A screenwriting consultant helps writers interested in camp learn about its history and what it lends to a piece.

Camp resists easy definition, but its history becomes easier to follow once you stop looking for a strict category and start tracking a certain sensibility. In literature and film, camp has moved from something coded in a book or film to something openly performed, carrying with it humor, critique, and a kind of affection for excess.

Its literary roots are often traced to the late nineteenth century, especially the aesthetic and decadent movements. Writers like Oscar Wilde cultivated a voice built on wit, ornament, and self-conscious performance. His dialogue feels sharpened and polished, almost too aware of its own cleverness, and his characters often seem to be staging themselves as much as living. This impulse carried over into visual art as well, with figures like Aubrey Beardsley producing images that lean into stylization and exaggeration rather than realism.

Early camp in literature often worked under constraint. In places where certain identities or desires could not be openly expressed, exaggeration and irony became tools for signaling. A line that leans just a little too hard into elegance, a description that feels overly ornate, or a character who seems slightly too self-aware can all point to something beneath the surface. In this context, camp functions as a way of communicating indirectly about gender and sexual expressions that were outside of hetero norms.

In the twentieth century, this sensibility found a more visible home in performance and film. Hollywood, with its emphasis on stars and spectacle, created space for stylization to flourish. Mae West built a persona around innuendo and theatrical delivery, making each line feel deliberate and shaped. By the middle of the century, camp began to emerge through melodrama and visual excess. Films like Sunset Boulevard offer performances that sit somewhere between sincerity and exaggeration. Gloria Swanson’s Norma Desmond carries an intensity that invites both sympathy and distance at the same time. The film itself does not label this as camp, yet audiences have come to experience it that way. This marks an important shift: camp no longer belongs only to the creator. It also depends on how the audience receives and frames what they are seeing.

By the 1960s and 1970s, camp became more explicit. Susan Sontag’s Notes on “Camp” gave language to something that had already been circulating, and filmmakers began leaning into exaggeration more directly. John Waters built films around stylized excess and deliberate “bad taste,” while The Rocky Horror Picture Show invited audiences to participate in the performance.

During this period, camp’s connection to queer culture became more visible. Drag, underground film, and experimental theater all embraced artifice as a mode of expression. Exaggerated gesture, stylized costume, and the knowing glance toward the audience formed a shared vocabulary. Camp allowed artists to challenge dominant norms while still entertaining, often doing both at once.

In more recent film and television, camp continues to shift forms. Directors like Baz Luhrmann use color, music, and heightened performance to build worlds that feel intentionally constructed. Shows like RuPaul’s Drag Race have carried camp into the mainstream, making it widely legible to a younger audience. At the same time, audiences still find unintentional camp in older works, taking pleasure in moments where seriousness tips into excess.

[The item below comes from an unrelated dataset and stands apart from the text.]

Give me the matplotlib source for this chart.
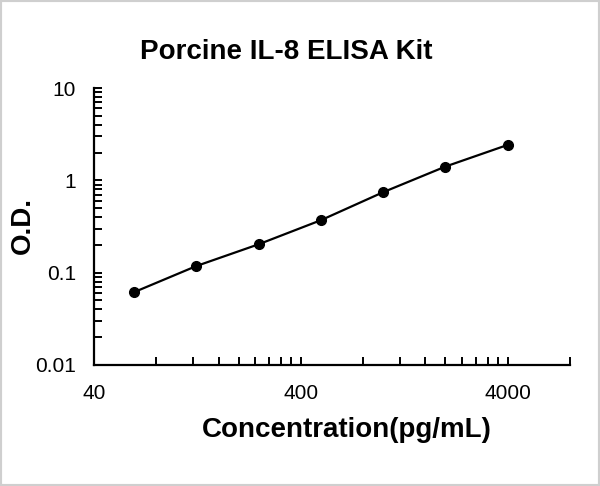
import numpy as np
import matplotlib
matplotlib.use("Agg")
import matplotlib.pyplot as plt
from matplotlib.ticker import FixedLocator, FuncFormatter, LogLocator, NullFormatter
from matplotlib.patches import Rectangle

# standard curve data
conc = [62.5, 125, 250, 500, 1000, 2000, 4000]   # pg/mL
od = [0.0615, 0.118, 0.203, 0.370, 0.744, 1.41, 2.42]

x_major = [40, 400, 4000]
y_major = [0.01, 0.1, 1, 10]

plt.rcParams['font.family'] = ['Liberation Sans', 'DejaVu Sans']

fig = plt.figure(figsize=(6, 4.86), dpi=100)
ax = fig.add_axes([94/600, 1 - 365/486, (570 - 94)/600, (365 - 88)/486])

ax.plot(conc, od, color='black', lw=1.6, marker='o', ms=7, zorder=3)

ax.set_xscale('log')
ax.set_yscale('log')
ax.set_xlim(40, 8000)
ax.set_ylim(0.01, 10)

# x ticks: decades starting at 40, minor at multiples
x_minor = [m * d for d in x_major for m in range(2, 10) if m * d <= 8000]
ax.xaxis.set_major_locator(FixedLocator(x_major))
ax.xaxis.set_minor_locator(FixedLocator(x_minor))
ax.xaxis.set_major_formatter(FuncFormatter(lambda v, p: f"{v:g}"))
ax.xaxis.set_minor_formatter(NullFormatter())

ax.yaxis.set_major_locator(FixedLocator(y_major))
ax.yaxis.set_minor_locator(LogLocator(base=10, subs=range(2, 10)))
ax.yaxis.set_major_formatter(FuncFormatter(lambda v, p: f"{v:g}"))
ax.yaxis.set_minor_formatter(NullFormatter())

ax.tick_params(which='both', direction='in', width=1.4, length=6, labelsize=15)
ax.tick_params(axis='x', which='major', pad=14)
ax.tick_params(axis='y', which='major', pad=13)

for side in ['top', 'right']:
    ax.spines[side].set_visible(False)
for side in ['left', 'bottom']:
    ax.spines[side].set_linewidth(1.6)

fig.text(347/600, 1 - 430/486, "Concentration(pg/mL)", fontsize=20,
         fontweight='bold', ha='center', va='center')
fig.text(23/600, 1 - 226/486, "O.D.", fontsize=20, fontweight='bold',
         rotation=90, ha='center', va='center')
fig.text(286/600, 1 - 52/486, "Porcine IL-8 ELISA Kit", fontsize=20,
         fontweight='bold', ha='center', va='center')

# light grey frame around the image
fig.patches.append(Rectangle((0, 0), 1, 1, transform=fig.transFigure,
                             fill=False, edgecolor='#cfcfcf', lw=3))

fig.savefig("out.png", dpi=100)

For screenwriters, camp presents a particular difficulty because it relies on control. Without enough exaggeration, the work can feel flat. Without discipline, it can become overwhelming or scattered. The tone has to be clear early on so the audience understands how to read the world. A good screenwriting consultant helps a writer determine whether a script is leaning toward camp on purpose or drifting there unintentionally. That distinction matters. When camp is intentional, the tone has to be established from the beginning. Dialogue, pacing, and visual cues need to signal that exaggeration is part of the design.

Camp often lives in small decisions: the rhythm of a line, the timing of a reaction, the apparent sincerity of a performance. On the page, this translates into choices about dialogue, character voice, and scene structure. An outside reader can see where a script pushes too far and where it pulls back too soon, helping the writer settle into a consistent tone.

There is also the question of how the audience is positioned. Camp often asks viewers to hold two responses at once. They may feel the emotions of a scene while also recognizing its constructed quality. That balance requires careful shaping. A consultant can help ensure that emotional beats still land, even within heightened material, so that the work does not slip into parody.

For writers working in this mode, feedback matters because tone is hard to judge from inside the work. What feels deliberate while writing can read as uneven from the outside. A consultant offers that external perspective, testing whether the intended effect is actually reaching the page. They can also help place the project within a broader tradition. Camp draws on a long history of theatricality and stylization. Knowing that lineage can highlight a writer’s choices, whether they are working in homage, critique, or something more personal.

Camp endures because it offers a particular kind of pleasure. It invites the audience to see the artifice and stay with it anyway. In literature, it began as something coded. In film, it became more visible and performative. Now it moves between those modes, sometimes subtle, sometimes overt. For writers and filmmakers, it remains demanding, but it opens up a space where style can carry meaning on its own terms.